Security and governance are critical concerns when deploying AI agents that operate autonomously. NVIDIA OpenShell addresses this by providing a sandboxed environment where developers and IT teams can build, deploy, and govern AI agents with privacy and security controls enforced at runtime. The runtime is now supported across the entire Dell AI Factory with NVIDIA, spanning from deskside workstations through Dell PowerEdge XE servers running on Canonical Ubuntu and Red Hat AI (Source 1, 2).
This unified security layer is significant because it eliminates the need for separate governance frameworks at different infrastructure tiers. Organizations get consistent policy enforcement whether agents run on a developer's workstation or in a data center, reducing complexity and security gaps.
"The most efficient token is the one produced closest to the data, and most enterprise data isn't in the cloud. Dell Deskside Agentic AI gives every workgroup a secure local environment to run agents, keep costs predictable and keep IP inside the building. What works at the desk scales to the data centre," said Jeff Clarke, Chief Operating Officer at Dell Technologies.
Jeff Clarke, Chief Operating Officer, Dell Technologies
For regulated industries, Dell and NVIDIA have developed the Dell-NVIDIA AI-Q 2.0 Reference Architecture, powered by Dell AI Data Platform. This architecture is engineered specifically for demanding on-premises workloads in financial services, public sector, and manufacturing, where data residency and compliance requirements make cloud deployment impractical (Source 1, 2).
Why Are Enterprises Shifting Away From Cloud AI APIs?
The shift reflects a maturation in how organizations think about AI infrastructure. Early AI adoption focused on experimentation and proof-of-concept work, where cloud APIs made sense because they required no upfront capital investment. But as companies move from pilots to production deployments, the cost dynamics change dramatically. Agentic AI systems that run continuously and autonomously generate token consumption patterns that cloud pricing models were never designed to handle efficiently (Source 2, 3).
Dell reports that its AI Factory lineup, which bundles servers, NVIDIA processors, software, and services, has grown to 5,000 customers, up from 4,000 in February 2025. Major customers include Eli Lilly, Honeywell International, and Samsung Electronics, suggesting that enterprise adoption of on-premises AI infrastructure is accelerating.
"As enterprises reshape and scale the future of work with agentic AI, they're seeking infrastructure that spans the full enterprise from our desks where work happens to the AI factories where intelligence scales. With NVIDIA OpenShell across the Dell AI Factory with NVIDIA, enterprises can develop locally, scale securely and deploy agentic AI on one consistent platform," explained Justin Boitano, Vice President of AI Platforms at NVIDIA.
Justin Boitano, Vice President, AI Platforms, NVIDIA
The availability of open-weight models in the 30 billion to 284 billion parameter range has been crucial to this shift.
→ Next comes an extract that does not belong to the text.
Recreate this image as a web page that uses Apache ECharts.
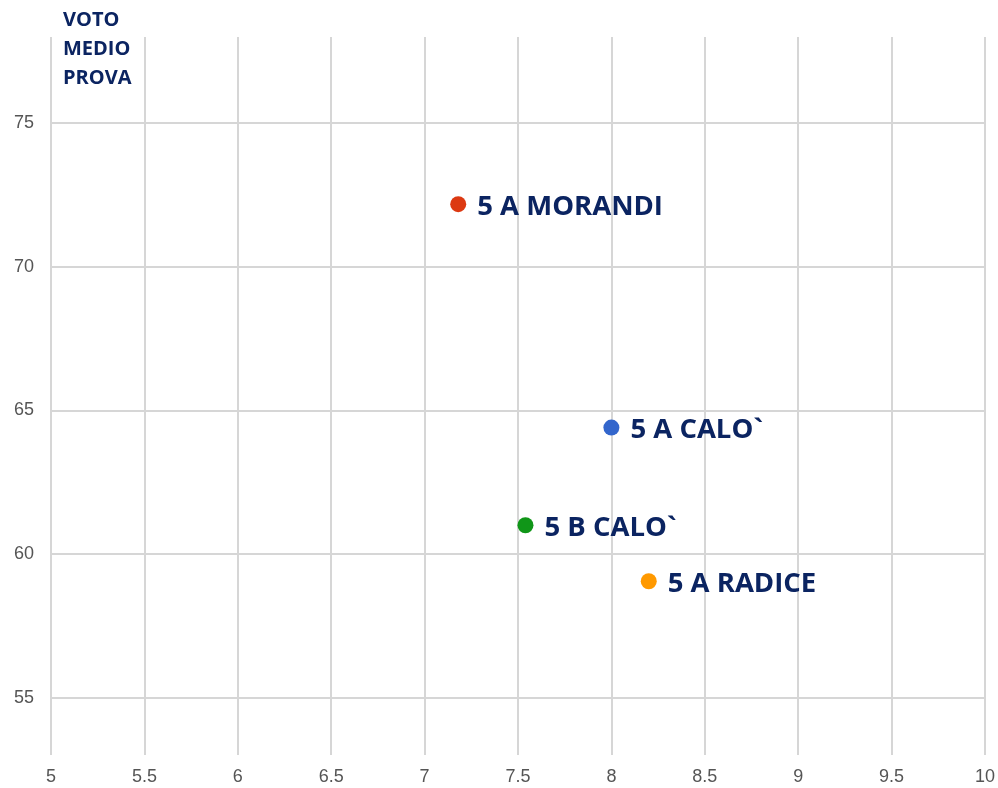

These models perform bulk reasoning efficiently enough to drive operations forward without requiring the largest frontier models, which are often only available through cloud APIs. This means organizations can achieve production-grade performance with models they can run locally (Source 1, 2).
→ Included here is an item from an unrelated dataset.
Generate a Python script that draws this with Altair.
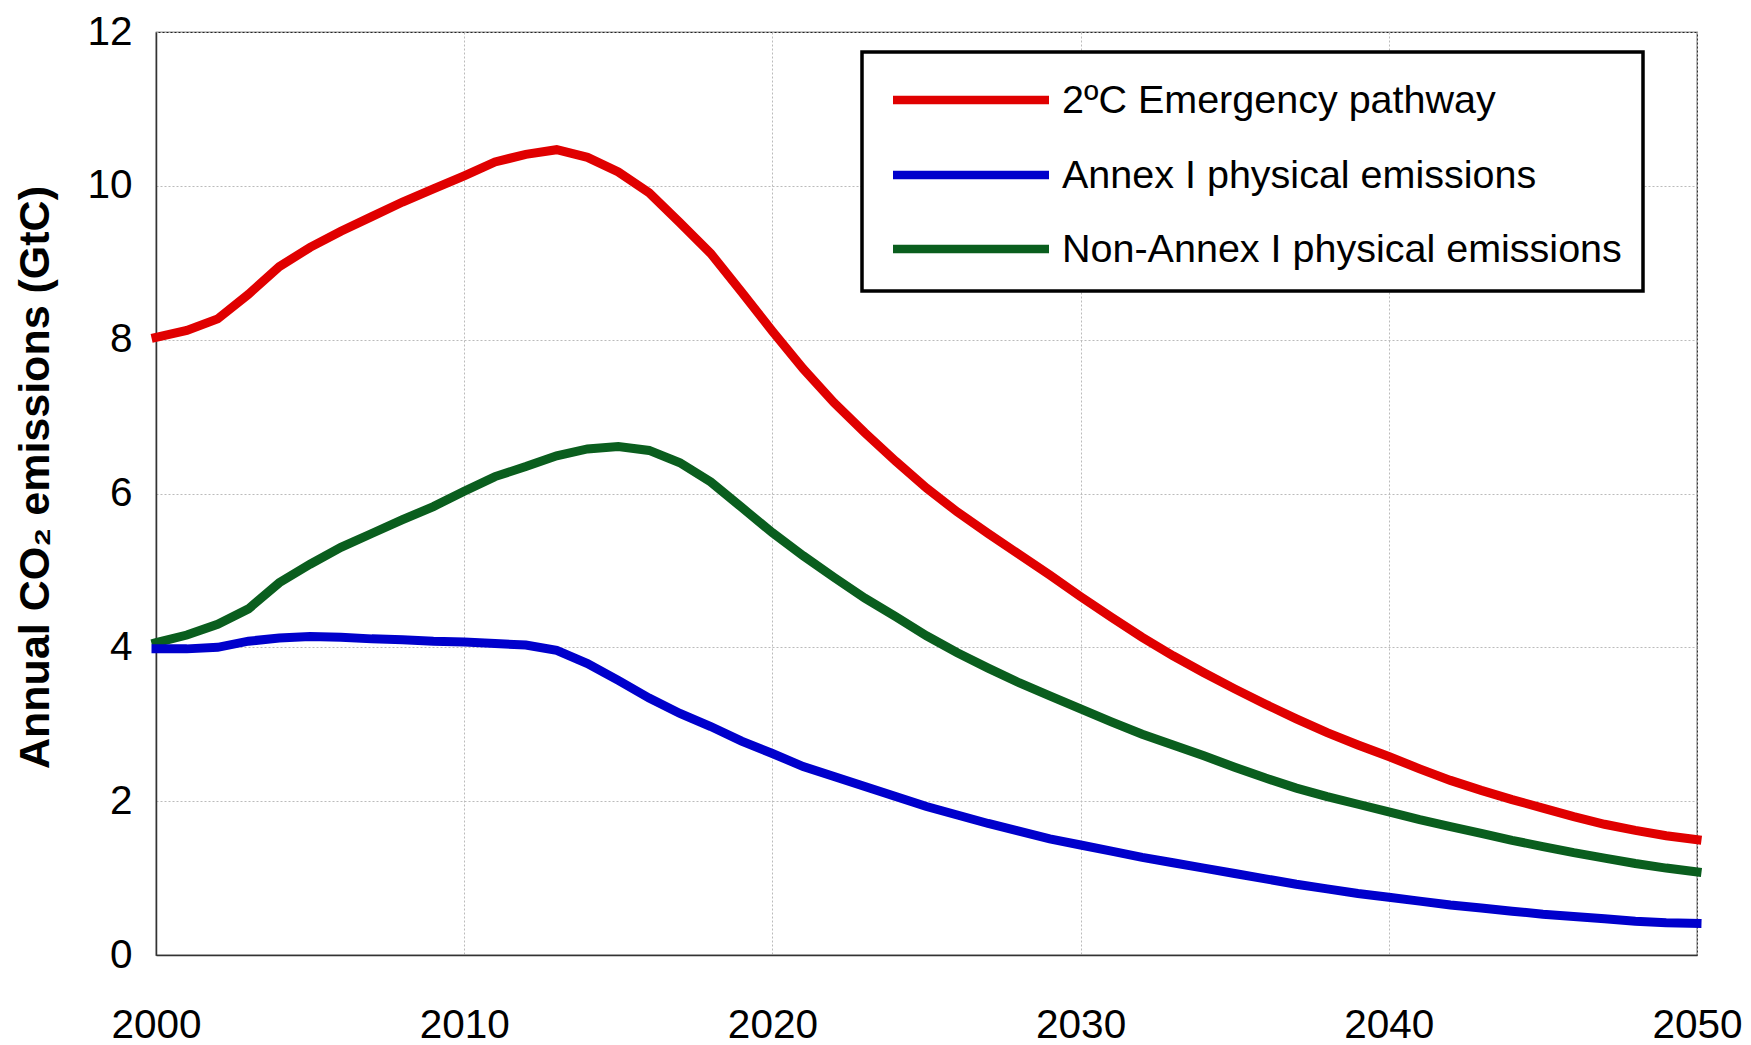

Dell's assessment of the broader market challenge is telling. According to Sam Grocott, Senior Vice President of Product Marketing at Dell, "Most enterprises don't have an AI ambition problem. They have an AI execution problem." This suggests that the bottleneck isn't strategy or vision, but rather the practical ability to deploy AI systems that work reliably, securely, and cost-effectively at scale.
The Dell Deskside Agentic AI solution, paired with NVIDIA's NemoClaw stack and OpenShell runtime, represents a direct response to this execution challenge. By making local deployment as straightforward as cloud deployment, and by delivering superior economics, the partnership is reshaping how enterprises think about AI infrastructure investment. The three-month break-even timeline and 87% cost reduction over two years suggest that the economics of local agentic AI are now compelling enough to drive significant shifts in enterprise purchasing decisions (Source 1, 2).